===== Supplied material =====
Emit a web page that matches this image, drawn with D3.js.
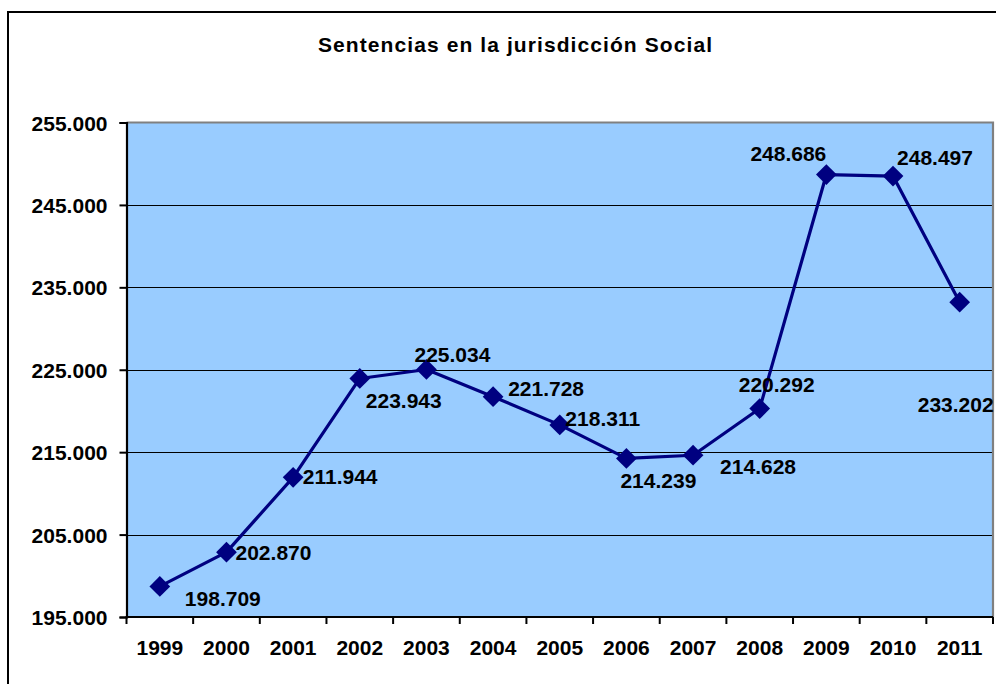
<!DOCTYPE html>
<html>
<head>
<meta charset="utf-8">
<script src="https://cdn.jsdelivr.net/npm/d3@7"></script>
<style>
  html, body { margin: 0; padding: 0; background: #ffffff; overflow: hidden; }
  svg { display: block; }
  text { font-family: "Liberation Sans", Arial, sans-serif; font-weight: bold; fill: #000; }
</style>
</head>
<body>
<svg id="chart" width="996" height="684"></svg>
<script>
// Sentencias dictadas en la jurisdicción Social, 1999-2011
const years = ["1999", "2000", "2001", "2002", "2003", "2004", "2005",
               "2006", "2007", "2008", "2009", "2010", "2011"];
const sentencias = [198709, 202870, 211944, 223943, 225034, 221728, 218311,
                    214239, 214628, 220292, 248686, 248497, 233202];
const yTicks = [195000, 205000, 215000, 225000, 235000, 245000, 255000];
const title = "Sentencias en la jurisdicción Social";

// label placement relative to each point (centre of the text)
const labelOffsets = [
  [63, 12], [47, 0], [47, -1], [44, 22], [26, -15], [53, -8], [43, -6],
  [32, 22], [65, 11], [17, -24], [-38, -21], [42, -19], [-4, 102]
];

const esLocale = d3.formatLocale({ decimal: ",", thousands: ".", grouping: [3], currency: ["", " €"] });
const fmt = esLocale.format(",.0f");
const fmtTick = v => esLocale.format(",.3f")(v / 1000).replace(/,/g, "#").replace(/\./g, ",").replace("#", ".");

const svg = d3.select("#chart");

const plot = { left: 126.5, right: 993, top: 122.5, bottom: 617 };

const x = d3.scaleBand().domain(years).range([plot.left, plot.right]).padding(0);
const y = d3.scaleLinear().domain([195000, 255000]).range([plot.bottom, plot.top]);

// chart frame
svg.append("rect")
  .attr("x", 8).attr("y", 12).attr("width", 1100).attr("height", 800)
  .attr("fill", "#ffffff").attr("stroke", "#000").attr("stroke-width", 2);

// title
svg.append("text")
  .attr("x", 515).attr("y", 52)
  .attr("text-anchor", "middle")
  .attr("font-size", 21)
  .attr("textLength", 394).attr("lengthAdjust", "spacing")
  .text(title);

// plot background
svg.append("rect")
  .attr("x", plot.left).attr("y", plot.top)
  .attr("width", plot.right - plot.left).attr("height", plot.bottom - plot.top)
  .attr("fill", "#99CCFF");

// horizontal gridlines
svg.append("g")
  .selectAll("line")
  .data(yTicks.slice(1, -1))
  .join("line")
  .attr("x1", plot.left).attr("x2", plot.right)
  .attr("y1", d => Math.round(y(d)) + 0.5).attr("y2", d => Math.round(y(d)) + 0.5)
  .attr("stroke", "#000").attr("stroke-width", 1.2);

// grey plot border top / right
svg.append("path")
  .attr("d", `M${plot.left},${plot.top} H${plot.right} V${plot.bottom}`)
  .attr("fill", "none").attr("stroke", "#808080").attr("stroke-width", 2.2);

// y axis
const yAxis = svg.append("g")
  .attr("transform", `translate(${plot.left},0)`)
  .call(d3.axisLeft(y).tickValues(yTicks).tickSize(7).tickPadding(12)
        .tickFormat(v => fmt(v)));
yAxis.select(".domain").attr("stroke", "#000").attr("stroke-width", 2.2);
yAxis.selectAll(".tick line").attr("stroke", "#000").attr("stroke-width", 2);
yAxis.selectAll(".tick text")
  .attr("font-size", 21).attr("font-family", "Liberation Sans, Arial, sans-serif")
  .attr("font-weight", "bold").attr("fill", "#000")
  .attr("dy", "0.36em");

// x axis: labels centred in each category, ticks on category boundaries
const xAxis = svg.append("g")
  .attr("transform", `translate(0,${plot.bottom})`)
  .call(d3.axisBottom(x).tickSize(0).tickPadding(0));
xAxis.select(".domain").remove();
xAxis.selectAll(".tick text")
  .attr("font-size", 21).attr("font-family", "Liberation Sans, Arial, sans-serif")
  .attr("font-weight", "bold").attr("fill", "#000")
  .attr("y", 38).attr("dy", 0);

const boundaries = years.map(d => x(d)).concat([x(years[years.length - 1]) + x.bandwidth()]);
svg.append("g")
  .selectAll("line")
  .data(boundaries)
  .join("line")
  .attr("x1", d => d).attr("x2", d => d)
  .attr("y1", plot.bottom).attr("y2", plot.bottom + 7)
  .attr("stroke", "#000").attr("stroke-width", 2);
svg.append("line")
  .attr("x1", plot.left - 1).attr("x2", plot.right)
  .attr("y1", plot.bottom).attr("y2", plot.bottom)
  .attr("stroke", "#000").attr("stroke-width", 2.2);

// series
const cx = (d, i) => x(years[i]) + x.bandwidth() / 2;
const points = sentencias.map((v, i) => [cx(v, i), y(v)]);

svg.append("path")
  .datum(points)
  .attr("d", d3.line())
  .attr("fill", "none")
  .attr("stroke", "#000080")
  .attr("stroke-width", 3.2)
  .attr("stroke-linejoin", "round");

svg.append("g")
  .selectAll("path")
  .data(points)
  .join("path")
  .attr("d", d3.symbol(d3.symbolSquare, 215))
  .attr("transform", d => `translate(${d[0]},${d[1]}) rotate(45)`)
  .attr("fill", "#000080");

// value labels
svg.append("g")
  .selectAll("text")
  .data(sentencias)
  .join("text")
  .attr("x", (d, i) => points[i][0] + labelOffsets[i][0])
  .attr("y", (d, i) => points[i][1] + labelOffsets[i][1])
  .attr("dy", "0.36em")
  .attr("text-anchor", "middle")
  .attr("font-size", 21)
  .text(d => fmt(d));
</script>
</body>
</html>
=====
→ Stated goal: Copy nothing but the lines from the top of the material through the line holding "122.5, bottom: 617", exactly as written; omit pictures.

→ Correct result:
Emit a web page that matches this image, drawn with D3.js.
<!DOCTYPE html>
<html>
<head>
<meta charset="utf-8">
<script src="https://cdn.jsdelivr.net/npm/d3@7"></script>
<style>
  html, body { margin: 0; padding: 0; background: #ffffff; overflow: hidden; }
  svg { display: block; }
  text { font-family: "Liberation Sans", Arial, sans-serif; font-weight: bold; fill: #000; }
</style>
</head>
<body>
<svg id="chart" width="996" height="684"></svg>
<script>
// Sentencias dictadas en la jurisdicción Social, 1999-2011
const years = ["1999", "2000", "2001", "2002", "2003", "2004", "2005",
               "2006", "2007", "2008", "2009", "2010", "2011"];
const sentencias = [198709, 202870, 211944, 223943, 225034, 221728, 218311,
                    214239, 214628, 220292, 248686, 248497, 233202];
const yTicks = [195000, 205000, 215000, 225000, 235000, 245000, 255000];
const title = "Sentencias en la jurisdicción Social";

// label placement relative to each point (centre of the text)
const labelOffsets = [
  [63, 12], [47, 0], [47, -1], [44, 22], [26, -15], [53, -8], [43, -6],
  [32, 22], [65, 11], [17, -24], [-38, -21], [42, -19], [-4, 102]
];

const esLocale = d3.formatLocale({ decimal: ",", thousands: ".", grouping: [3], currency: ["", " €"] });
const fmt = esLocale.format(",.0f");
const fmtTick = v => esLocale.format(",.3f")(v / 1000).replace(/,/g, "#").replace(/\./g, ",").replace("#", ".");

const svg = d3.select("#chart");

const plot = { left: 126.5, right: 993, top: 122.5, bottom: 617 };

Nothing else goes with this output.